The study, "Peaceful Coexistence: The Facts About Pensions and Education Funding," is based on research to be presented Tuesday at the NCPERS Public Safety Conference in New Orleans.
The study found that in 2016, state and local government pension contributions accounted for 4.1% of state revenue, compared to 28.3% of revenue going to education.
The 72-page study reviews several recent studies on the subject of pensions plans' impact on education spending and includes a state-by-state analysis comparing each state's expenditures on education and funding with economic and revenue trends.
According to the study, the reasons many states and localities feel squeezed when it comes to pension plans and education is because they tend to cut progressive and stable taxes, such as income and property taxes, in good economic times, and then fill the resulting budget gaps with more risky revenue schemes, such as excise taxes and lotteries, instead of building sustainable revenue systems.
"When governments constantly fiddle with and shift revenue sources, this has the unfortunate effect of rendering many tax systems regressive," said study author and NCPERS director of research Michael Kahn. "A healthy tax system does not require frequent changes.

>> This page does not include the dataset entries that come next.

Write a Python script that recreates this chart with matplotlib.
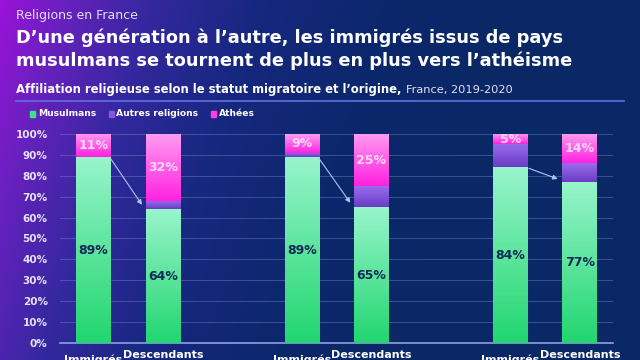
import numpy as np
import matplotlib.pyplot as plt
from matplotlib.colors import LinearSegmentedColormap

plt.rcParams['font.family'] = ['DejaVu Sans']

# data (percent)
groups = ["Immigrés", "Descendants", "Immigrés", "Descendants", "Immigrés", "Descendants"]
musulmans = [89, 64, 89, 65, 84, 77]
autres = [0, 4, 2, 10, 11, 9]
athees = [11, 32, 9, 25, 5, 14]
pos = [0, 1, 3, 4, 6, 7]
yticks = [0, 10, 20, 30, 40, 50, 60, 70, 80, 90, 100]

fig = plt.figure(figsize=(6.4, 3.6), dpi=100)

# background gradient, purple on the left -> navy on the right
bg = fig.add_axes([0, 0, 1, 1], zorder=-10)
gx, gy = np.meshgrid(np.linspace(0, 1, 320), np.linspace(0, 1, 180))
g = np.clip(gx * 1.25 + gy * 0.22, 0, 1)
bg_cmap = LinearSegmentedColormap.from_list(
    "bg", [(0, "#9a12d8"), (0.12, "#6a20c0"), (0.3, "#33289e"),
           (0.5, "#172780"), (0.75, "#0c276c"), (1, "#0a2866")])
bg.imshow(g, cmap=bg_cmap, aspect="auto", extent=[0, 1, 0, 1], origin="upper")
bg.set_xlim(0, 1)
bg.set_ylim(0, 1)
bg.set_axis_off()

ax = fig.add_axes([0.094, 0.047, 0.864, 0.581])
ax.set_facecolor("none")

bw = 0.5
b1 = ax.bar(pos, musulmans, width=bw, color="#3fe08a", zorder=3)
b2 = ax.bar(pos, autres, width=bw, bottom=musulmans, color="#8458dc", zorder=3)
bot3 = [m + a for m, a in zip(musulmans, autres)]
b3 = ax.bar(pos, athees, width=bw, bottom=bot3, color="#ff3ee6", zorder=3)

# vertical gradients clipped to bars
def fill_grad(bars, c_top, c_bot):
    cm = LinearSegmentedColormap.from_list("g", [c_bot, c_top])
    grad = np.linspace(0, 1, 100).reshape(-1, 1)
    for b in bars:
        if b.get_height() <= 0:
            continue
        x0, y0 = b.get_x(), b.get_y()
        im = ax.imshow(grad, cmap=cm, aspect="auto", origin="lower",
                       extent=[x0, x0 + b.get_width(), y0, y0 + b.get_height()],
                       zorder=4)
        im.set_clip_path(b)

fill_grad(b1, "#98f4cc", "#22d670")
fill_grad(b2, "#9a6cec", "#6a3cc4")
fill_grad(b3, "#ff9cf0", "#ff22e0")

for p, m, a, t in zip(pos, musulmans, autres, athees):
    ax.text(p, m / 2, f"{m}%", ha="center", va="center", fontsize=9,
            fontweight="bold", color="#0f2a55", zorder=6)
    ax.text(p, m + a + t / 2, f"{t}%", ha="center", va="center", fontsize=9,
            fontweight="bold", color="#ffd8fa", zorder=6)

# arrows immigrants -> descendants
for i in (0, 2, 4):
    ax.annotate("", xy=(pos[i + 1] - bw / 2 - 0.03, musulmans[i + 1] + 1),
                xytext=(pos[i] + bw / 2 - 0.02, musulmans[i]),
                arrowprops=dict(arrowstyle="-|>", color="#a8c8f0", lw=0.8,
                                mutation_scale=7), zorder=7)

ax.set_xlim(-0.48, 7.48)
ax.set_ylim(0, 100)
ax.set_yticks(yticks)
ax.set_yticklabels([f"{v}%" for v in yticks], fontsize=7.5, fontweight="bold",
                   color="#e6e4f6")
ax.set_xticks([])
ax.tick_params(axis="y", length=0, pad=9)
ax.grid(axis="y", color="#8a94c8", alpha=0.45, lw=0.6, zorder=0)
for s in ("top", "right", "left"):
    ax.spines[s].set_visible(False)
ax.spines["bottom"].set_color("#8fa0e0")
ax.spines["bottom"].set_linewidth(1.2)

for p, lab in zip(pos, groups):
    if lab == "Immigrés":
        ax.text(p, -0.053, lab, transform=ax.get_xaxis_transform(), ha="center",
                va="top", fontsize=8, fontweight="bold", color="white",
                clip_on=False)
    else:
        ax.text(p, -0.033, lab, transform=ax.get_xaxis_transform(),
                ha="center", va="top", fontsize=8, fontweight="bold",
                color="white", clip_on=False)

# titles
fig.text(0.025, 0.958, "Religions en France", fontsize=9, color="#e4e0f4",
         va="center")
fig.text(0.025, 0.895, "D’une génération à l’autre, les immigrés issus de pays",
         fontsize=12.8, fontweight="bold", color="white", va="center")
fig.text(0.025, 0.832, "musulmans se tournent de plus en plus vers l’athéisme",
         fontsize=12.8, fontweight="bold", color="white", va="center")
t1 = fig.text(0.025, 0.75, "Affiliation religieuse selon le statut migratoire et l’origine,",
              fontsize=8.4, fontweight="bold", color="white", va="center")
fig.canvas.draw()
bb = t1.get_window_extent().transformed(fig.transFigure.inverted())
fig.text(bb.x1 + 0.007, 0.75, "France, 2019-2020", fontsize=8.2, color="#e4e0f4",
         va="center")
bg.plot([0.025, 0.975], [0.719, 0.719], color="#6070e0", lw=1.2,
        transform=bg.transAxes)

# legend
lx = 0.047
for name, col in [("Musulmans", "#3fe08a"), ("Autres religions", "#8458dc"),
                  ("Athées", "#ff3ee6")]:
    bg.add_patch(plt.Rectangle((lx, 0.676), 0.008, 0.015, color=col,
                               transform=bg.transAxes))
    tt = fig.text(lx + 0.012, 0.684, name, fontsize=6.6, fontweight="bold",
                  color="white", va="center")
    fig.canvas.draw()
    lx = tt.get_window_extent().transformed(fig.transFigure.inverted()).x1 + 0.02

fig.savefig("out.png", dpi=100)
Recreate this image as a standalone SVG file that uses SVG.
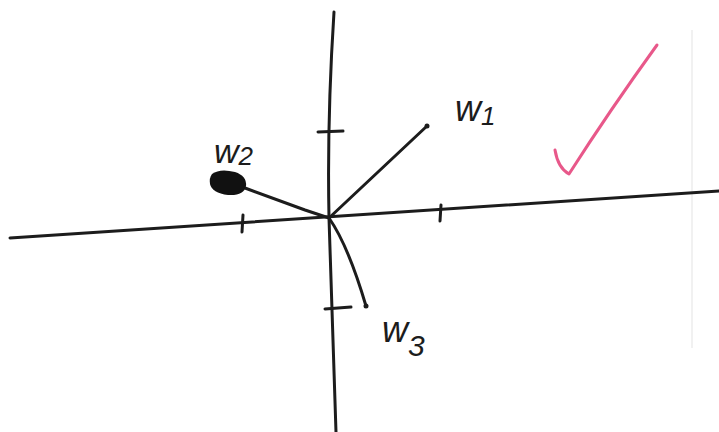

On the contrary, revenue systems should be designed to help state and local governments steadily weather the ups and downs in the economy and serve as a source of stable funding for a variety of obligations, including education and pensions."
NCPERS executive director and counsel Hank Kim said in the same statement that despite polarizing rhetoric that presents pension plans and education as an either-or proposition for state and local governments, the study shows that pension contributions absorb too little state and local revenue to crowd out a major function, such as education.
NCPERS represents more than 500 public pension funds throughout the United States and Canada. Its members are public trustees, administrators, public officials and investment professionals, who collectively manage more than $4 trillion in pension assets.